Easy PDF to text to spaCy text extraction in Python.
Documentation: https://samedwardes.github.io/spacypdfreader/
Source code: https://github.com/SamEdwardes/spacypdfreader
PyPi: https://pypi.org/project/spacypdfreader/
spaCy universe: https://spacy.io/universe/project/spacypdfreader
spacypdfreader is a python library for extracting text from PDF documents into spaCy Doc
objects. When you use spacypdfreader the token and doc objects from spacy are annotated with additional information about the pdf.
The key features are:
- PDF to spaCy Doc object: Convert a PDF document directly into a spaCy
Doc
object. - Custom spaCy attributes and methods:
token._.page_number
doc._.page_range
doc._.first_page
doc._.last_page
doc._.pdf_file_name
doc._.page(int)
- Multiple parsers: Select between multiple built in PDF to text parsers or bring your own PDF to text parser.
Install spacypdfreader using pip:
pip install spacypdfreader
To install with the required pytesseract dependencies:
pip install 'spacypdfreader[pytesseract]'
import spacy
from spacypdfreader import pdf_reader
nlp = spacy.load("en_core_web_sm")
doc = pdf_reader("tests/data/test_pdf_01.pdf", nlp)
# Get the page number of any token.
print(doc[0]._.page_number) # 1
print(doc[-1]._.page_number) # 4
# Get page meta data about the PDF document.

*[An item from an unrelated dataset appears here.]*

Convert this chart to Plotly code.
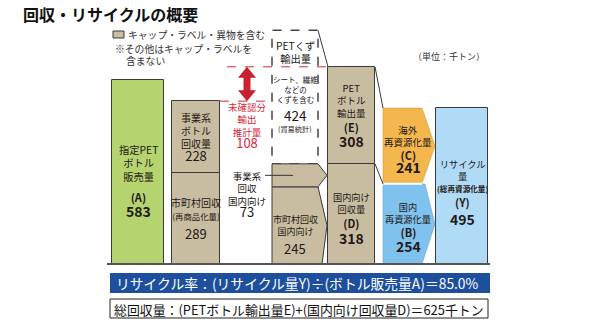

print(doc._.pdf_file_name) # "tests/data/test_pdf_01.pdf"
print(doc._.page_range) # (1, 4)
print(doc._.first_page) # 1
print(doc._.last_page) # 4
# Get all of the text from a specific PDF page.
print(doc._.page(4)) # "able to display the destination page (unless..."
spaCy is a natural language processing (NLP) tool. It can be used to perform a variety of NLP tasks. For more information check out the excellent documentation at https://spacy.io.
spaCyPDFreader behaves a little bit different than your typical spaCy custom component. Typically a spaCy component should receive and return a spacy.tokens.Doc
object.
spaCyPDFreader breaks this convention because the text must first be extracted from the PDF. Instead pdf_reader
takes a path to a PDF file and a spacy.Language
object as parameters and returns a spacy.tokens.Doc
object. This allows users an easy way to extract text from PDF files while still allowing them use and customize all of the features spacy has to offer by allowing you to pass in the spacy.Language
object.
Example of a "traditional" spaCy pipeline component negspaCy:
import spacy
from negspacy.negation import Negex
nlp = spacy.load("en_core_web_sm")
nlp.add_pipe("negex", config={"ent_types": ["PERSON", "ORG"]})
doc = nlp("She does not like Steve Jobs but likes Apple products.")
Example of spaCyPDFreader
usage:
import spacy
from spacypdfreader import pdf_reader
nlp = spacy.load("en_core_web_sm")
doc = pdf_reader("tests/data/test_pdf_01.pdf", nlp)
Note that the nlp.add_pipe
is not used by spaCyPDFreader.